The Moon and Your Fertility

Posted by : Karianne in Fertility Blog at 10:55 pm , 355 words, 86 views  
Categories: CAM


It is getting dark here now, a black night without a moon to be found with a quick glance. We are starting to see our breath in the mornings, with a bit of frost on the windshield. My favorite time of year is fall. I just can't get enough. Summer is always too long for me and winter comes too quick.

I was looking into a product called the Conception Action Pack. Typical things like charting your cycle are described and the pack seems pretty straight forward. When the advertisement began to explain more in depth about the cycles of the moon, I was instantly interested.

The Moon and its Effects on Female Fertility.
Intuitively, women have always understood that the moon, their menstrual cycles and fertility are intimately connected.
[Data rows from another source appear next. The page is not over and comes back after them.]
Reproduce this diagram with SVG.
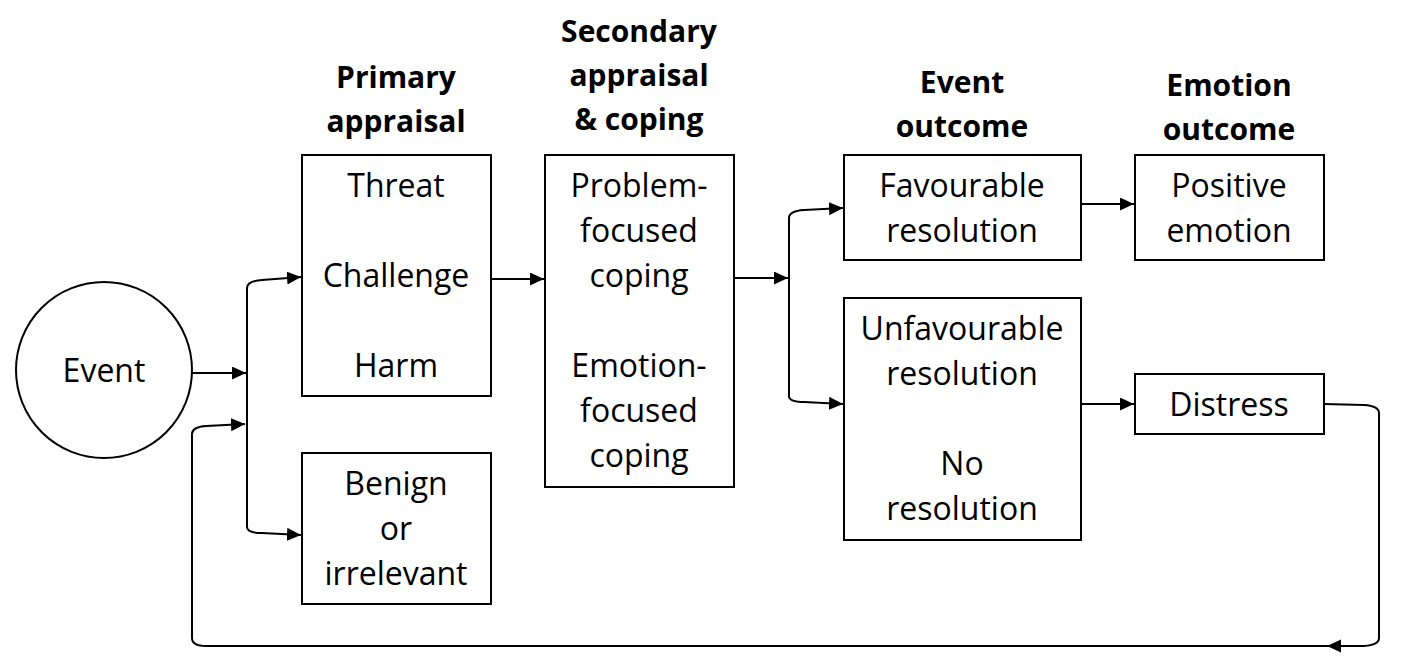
<svg xmlns="http://www.w3.org/2000/svg" width="1402" height="666" viewBox="0 0 1402 666">
<style>
.box{fill:#fff;stroke:#000;stroke-width:2}
.t{font-family:"Open Sans","Noto Sans",sans-serif;font-size:32px;fill:#000;text-anchor:middle}
.h{font-family:"Open Sans","Noto Sans",sans-serif;font-size:30px;font-weight:bold;fill:#000;text-anchor:middle}
.c{fill:none;stroke:#000;stroke-width:2}
</style>
<defs>
<marker id="arr" markerUnits="userSpaceOnUse" markerWidth="16" markerHeight="14" refX="14" refY="6.5" orient="auto">
<path d="M0,0 L14,6.5 L0,13 z" fill="#000"/>
</marker>
</defs>
<rect width="1402" height="666" fill="#fff"/>
<g id="headers">
<text class="h" x="396" y="88">Primary</text>
<text class="h" x="396" y="132">appraisal</text>
<text class="h" x="639" y="42">Secondary</text>
<text class="h" x="639" y="86">appraisal</text>
<text class="h" x="639" y="130">&amp; coping</text>
<text class="h" x="962" y="93">Event</text>
<text class="h" x="962" y="137">outcome</text>
<text class="h" x="1229" y="96">Emotion</text>
<text class="h" x="1229" y="140">outcome</text>
</g>
<g id="connectors">
<path class="c" d="M192,373 H246" marker-end="url(#arr)"/>
<path class="c" d="M247,373 V288 Q247,281 262,280 L301,277" marker-end="url(#arr)"/>
<path class="c" d="M247,373 V527 Q247,533 262,533 L301,535" marker-end="url(#arr)"/>
<path class="c" d="M491,279 H544" marker-end="url(#arr)"/>
<path class="c" d="M734,278 H788" marker-end="url(#arr)"/>
<path class="c" d="M789,278 V218 Q789,211 804,210 L843,208" marker-end="url(#arr)"/>
<path class="c" d="M789,278 V396 Q789,402 804,402 L843,404" marker-end="url(#arr)"/>
<path class="c" d="M1081,204 H1134" marker-end="url(#arr)"/>
<path class="c" d="M1081,404 H1134" marker-end="url(#arr)"/>
<path class="c" d="M1324,404 L1364,405 Q1379,406 1379,413 V638 Q1379,645 1364,646 L1327,646" marker-end="url(#arr)"/>
<path class="c" d="M1328,646 H206 Q192,646 192,638 V434 Q192,427 206,426 L245,424" marker-end="url(#arr)"/>
</g>
<g id="event">
<circle cx="104" cy="370" r="88" fill="#fff" stroke="#000" stroke-width="2"/>
<text class="t" x="104" y="382">Event</text>
</g>
<g id="primary">
<rect class="box" x="302" y="155" width="189" height="241"/>
<text class="t" x="396" y="197">Threat</text>
<text class="t" x="396" y="287">Challenge</text>
<text class="t" x="396" y="377">Harm</text>
</g>
<g id="benign">
<rect class="box" x="302" y="453" width="189" height="151"/>
<text class="t" x="396" y="495">Benign</text>
<text class="t" x="396" y="540">or</text>
<text class="t" x="396" y="585">irrelevant</text>
</g>
<g id="coping">
<rect class="box" x="545" y="155" width="189" height="332"/>
<text class="t" x="639" y="197">Problem-</text>
<text class="t" x="639" y="242">focused</text>
<text class="t" x="639" y="287">coping</text>
<text class="t" x="639" y="377">Emotion-</text>
<text class="t" x="639" y="422">focused</text>
<text class="t" x="639" y="467">coping</text>
</g>
<g id="favourable">
<rect class="box" x="844" y="155" width="237" height="105"/>
<text class="t" x="962" y="197">Favourable</text>
<text class="t" x="962" y="242">resolution</text>
</g>
<g id="unfavourable">
<rect class="box" x="844" y="298" width="237" height="242"/>
<text class="t" x="962" y="340">Unfavourable</text>
<text class="t" x="962" y="385">resolution</text>
<text class="t" x="962" y="475">No</text>
<text class="t" x="962" y="520">resolution</text>
</g>
<g id="positive">
<rect class="box" x="1135" y="155" width="189" height="105"/>
<text class="t" x="1229" y="197">Positive</text>
<text class="t" x="1229" y="242">emotion</text>
</g>
<g id="distress">
<rect class="box" x="1135" y="374" width="189" height="60"/>
<text class="t" x="1229" y="416">Distress</text>
</g>
</svg>
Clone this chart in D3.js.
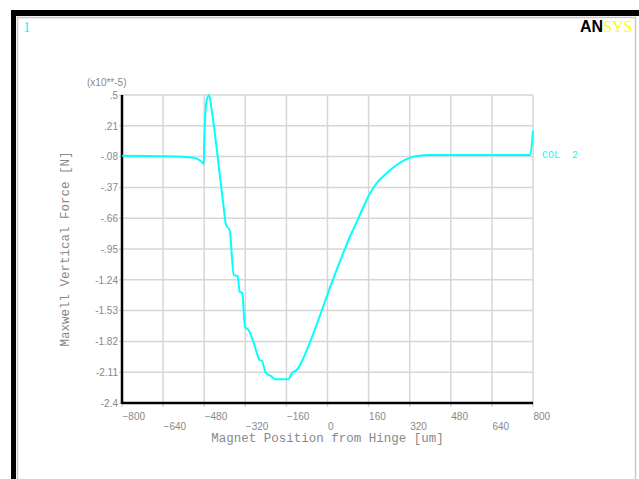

In folk lore and ancient traditions the connections between the three are taken as fact.

Consider the following:

A healthily fertile woman's menstrual cycle runs its course in about twenty-nine days, one lunar cycle.


A standard healthy pregnancy runs for 42 weeks or 10 lunar months.


The relationship between the moon's cycles and menstruation is so fundamental. that the two phenomena are related linguistically. Our words, ‘menstruation,’ ‘moon,’ and ‘month,’ all come from the Greek word for ‘measure of time.’

Science Confirms the Moon / Menses Link
Recent scientific research has shown that whilst sunlight stimulates your body clock to produce its sleep / wake rhythm it is the moon which controls the function of the menstrual / fertility cycle.

Female ovulation and the menstrual cycle are controlled by the hormone Melatonin, which is produced by the pineal gland during periods of darkness.

In 2001 scientists at Jefferson Medical College worked out how the human eye uses light to regulate melatonin production.

They found a unique photoreceptor in the eye responsible for reacting to light. This receptor sends a signal to the pineal gland which regulates the levels of melatonin depending upon the level of moonlight detected by the eye.


Diagram showing how light enters the pineal gland through the photoreceptor in the eye. Levels of light control the production of the hormone Melatonin which controls ovulation and the menstrual cycle.